Trump’s Envoy Witkoff to Meet Ukrainians in New York This Week

By Guy Birchall
Guy Birchall
Guy Birchall
Guy Birchall is a UK-based journalist covering a wide range of national stories with a particular interest in freedom of expression and social issues.
August 27, 2025Updated: August 27, 2025

U.S. special envoy Steve Witkoff said he is set to meet with Ukrainian representatives in the United States this week during an interview on Aug. 26.

“I’m meeting with the Ukrainians this week. So I will be meeting with them this week in New York, and that’s a big signal,” Witkoff said on Fox News’s “Special Report” with Bret Baier.

“We talk to the Russians every day,” he said, adding that he believed Russian President Vladimir Putin wished to bring the war to a close.

“I think he has made a good faith effort to engage. He certainly did at the Alaska summit. But it’s a very complicated conflict.

“I think that we may end up seeing a bilateral meeting. My own opinion is that the president is going to be needed at the table to finish a deal.”

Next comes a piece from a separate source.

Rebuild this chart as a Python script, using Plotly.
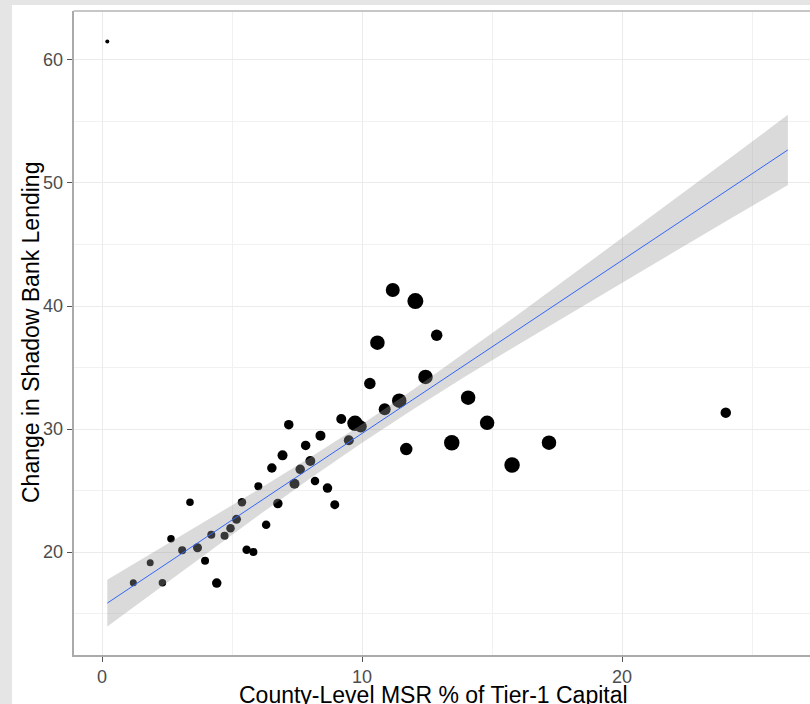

U.S. President Donald Trump met with Putin in Alaska on Aug. 15 and later with Ukrainian President Volodymyr Zelenskyy at the White House on Aug. 18.

In the wake of those summits, Trump said the two leaders would hold a bilateral meeting, which would then be followed by a trilateral meeting including him.

Zelenskyy has said Russia was doing everything it could to prevent a meeting between him and Putin, while Russia has said the agenda for such a meeting was not ready.

On Aug. 24, U.S. Vice President JD Vance said that Moscow has made “significant concessions” toward reaching a peace deal to end the more than three-year conflict between Russia and Ukraine.

In an interview with NBC News’s “Meet the Press,” the vice president said Putin made multiple concessions toward reaching a deal with Kyiv, including one that allows Ukraine to receive security guarantees to ward off future attacks.

Vance said that the Russians have “recognized that they’re not going to be able to install a puppet regime in Kyiv,” noting it was “a major demand at the beginning.”

“And importantly, they’ve acknowledged that there is going to be some security guarantee to the territorial integrity of Ukraine,” he said.

“Have they made every concession? Of course, they haven’t. We’re making progress.”

The violence between Moscow and Kyiv continued overnight, with a Russian drone attack damaging an energy sector facility in Ukraine’s central Poltava, the region’s governor said on Aug. 27.

“This night, the enemy massively attacked the Poltava region,” Gov. Volodymyr Kohut said on Telegram. “Falling debris and direct hits were recorded in the Poltava district. An energy sector enterprise was damaged. An administrative building, vehicles, and equipment were damaged. Fires broke out on the territory of the enterprise.”

He added that consumers had temporarily lost power as a result of the attack and that “fortunately, there were no casualties.”

The nighttime aerial assault also shut off power in parts of the northern city of Sumy after Russia struck critical infrastructure facilities, leaving all water utility facilities without power and relying on emergency backups on Aug. 26, according to a Telegram post from Serhii Kryvosheienko, the head of the Sumy city military administration.

“Restoration efforts are now underway in the Sumy region after Russian drone strikes,” Zelenskyy said in a post on X on Aug. 26 discussing the attack. “Nearly a hundred UAVs [unmanned aerial vehicles] and targeted overnight attacks on our regions, aimed specifically at civilian infrastructure.”

“The Russians continue the war and ignore the world’s calls to stop the killings and destruction,” he added, calling for “new steps” to “increase pressure” on Moscow to “stop the attacks and to ensure real security guarantees.”

The Ukrainian Air Force said it downed 74 out of 95 Shahed drones overnight, and that 21 drones hit nine locations across the country.

Russia, meanwhile, said that its air defenses intercepted and destroyed 26 Ukrainian drones over the country through the night, according to Moscow’s Defense Ministry.

At least seven apartment buildings were damaged in a drone attack on the Russian city of Rostov-on-Don, located about 60 miles from the border with Ukraine, Russian state news agency TASS reported.